I don’t think the ASPCA would hunt me down if I admitted that, at her bloody-handed behest, one of the possums overestimated our charity, and met his final reward there among the Friskies. Before long, though, the first runner up, obviously not Miss Congeniality, took its place at the feed dish. It was about that time that our flock began diminishing. The Lady MacBeth of the house had stopped leaving the food offering outside for the nocturnal deities. They were not pleased.

Preoccupied as I was by their propensity to eat their own eggs, my sympathies for the chickens was strained by their lack of alarm that they were being picked off, one by one. From the ground to the roof, every crack and cranny was reinforced, filled in, and boarded over. Then, plastic mesh was placed over the top of the yard, to minimize the chance that a varmint could climb in that way. From my perspective, it didn’t seem that any critter larger than an amoeba could get in. Meanwhile, I tried to convince my helpmate that the little possum eating her cat’s dinner was just as cute and cuddly as the coons. She wasn’t buying it. Or, more outside cat food.

First, a hen disappeared without a trace. Then, there was a splatter of blood on the wall, and a few loose feathers. I interrogated the surviving flock, but they simply looked at me sidewise. The rooster sat morosely in a corner, looking down. I think he felt his manhood was being questioned. After all, it was.

I followed a sparse trail of down out into the woods, then lost it behind a log, in a pool of blood. My pulse quickened. This was becoming like an aviary version of “Predator”. Two more were lost, one gutted and left half-eaten, though I had my suspicions that the cannibalistic descendants of velociraptors I kept as fruitless pets may have finished that particular bit of nastiness; and then, one which was left with its head neatly shorn off, and otherwise intact. My flock was endangered. Action was required. The stupid rooster just pinned his hens to the ground, and otherwise was useless. Well, I’d show him how it was done.

Another round of chinking cracks won the day, indirectly. The next night as we lay in bed dozing, a thrashing cacophony came from outside, in the direction of the bird hostel. Arming myself and grabbing a flashlight, the dog and I charged in while my wife observed from the porch. I flung open the gate, the light’s beam forming an arc which swept the yard. All clear. Thrashing continued from inside, along with the muted whining of hens under distress. The dog barking ferociously as backup, I neared the door, and unbarred it.

Out onto my feet fell four hens who’d been crowded against the opening in attempted escape, right on top of me.
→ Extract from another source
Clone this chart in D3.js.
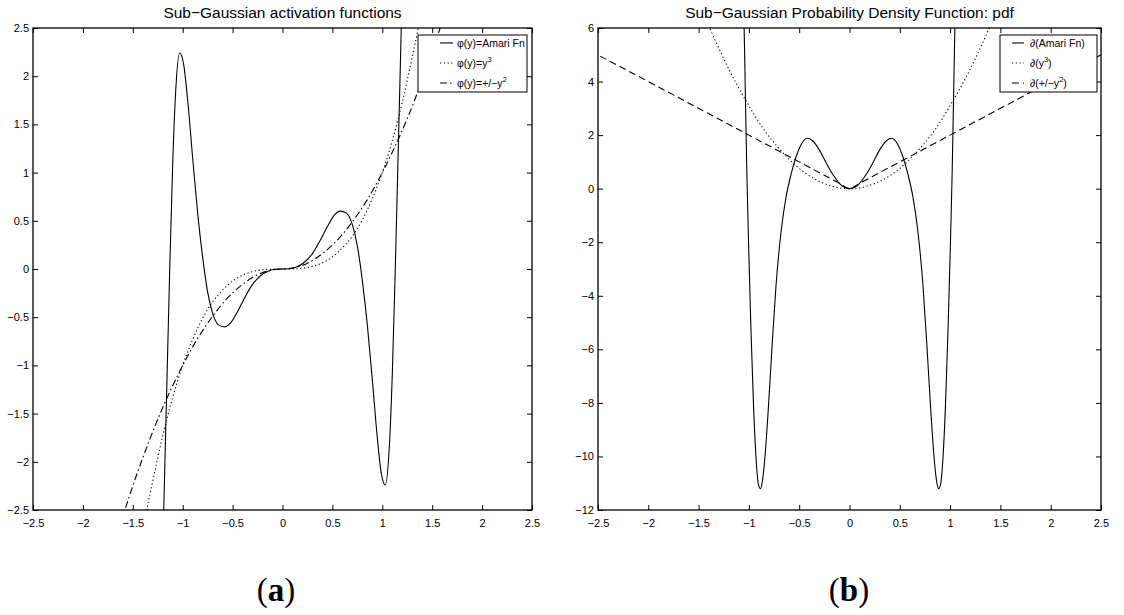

My fantasy film imagination anticipated a bear, or bobcat, or chupacabra would be close behind them. I braced myself for a fight. Nothing came at me, so I took a deep breath, and walked into the abyss of darkness, alone. That’s right, the dog wanted to guard the gate for me. Since he already was, I told him “stay”, to make him feel better about his decision. There was his self-esteem to consider, after all.

More cackling hens trickled past me, squeezing between my legs as they made their great escape to the relative safety of the yard. I illuminated the ground first, looking for torn apart carcasses and puddles of viscera. Apart from a handful of feathers in one corner, it was bare. Or, as bare as a busy chicken coop floor ever is. In one corner, a half-plucked hen quivered. Over rising spirals the light climbed, flashing on and past, then returning to, the cowardly rooster trembling on his roost with his two favorite hens flanking him like chicken shields. I shook my head in disgust, and continued my search. There! Wedged into the opposite corner, trying to get out of the much-diminished crack I’d patched that morning near the roof, was an innocent-looking possum, staring at me. I still have no idea how he got in, and then couldn’t get back out, again.

You all know what had to happen next. For those of you who have dispatched a possum before in defense of your flock, you also know that they don’t go easy. I brought him back up to the porch, the dog dancing around me in self-satisfied victory, to show my wife the trophy. She wasn’t any more interested in seeing it dead, than she had been in seeing it alive. I had to admit that it had lost a degree of cuteness factor, even to me. After taking it for a final walk off into the woods where it could continue its part in nature’s cycle, I returned to the henhouse for triage. No blood was visible on the offended hen, but I half expected her to have been pecked to death when I brought them their morning corn a few hours later. She was fine. And, we haven’t lost any more chickens, since. But there’s a lesson to be learned there about misplaced altruism, I guess. By the way, since the possums have been dispatched, the chickens have no excuses left for their lack of egg production. Maybe it’s the beta male rooster, who refused to protect his girls. Somebody has to take the blame. Or, learn a lesson. I think that the possum, the rooster, and myself all took something away from this experience. Here’s my moral:

  1. Don’t leave pet food outside where it may attract varmints to the vicinity of your chicken coop.
  2. If possible, locate your backyard chicken coop within sight or hearing of your home.
  3. Make sure there are no openings where predators can enter the coop once the chickens are shut in for the night.
  4. Don’t send a rooster to do a man’s job.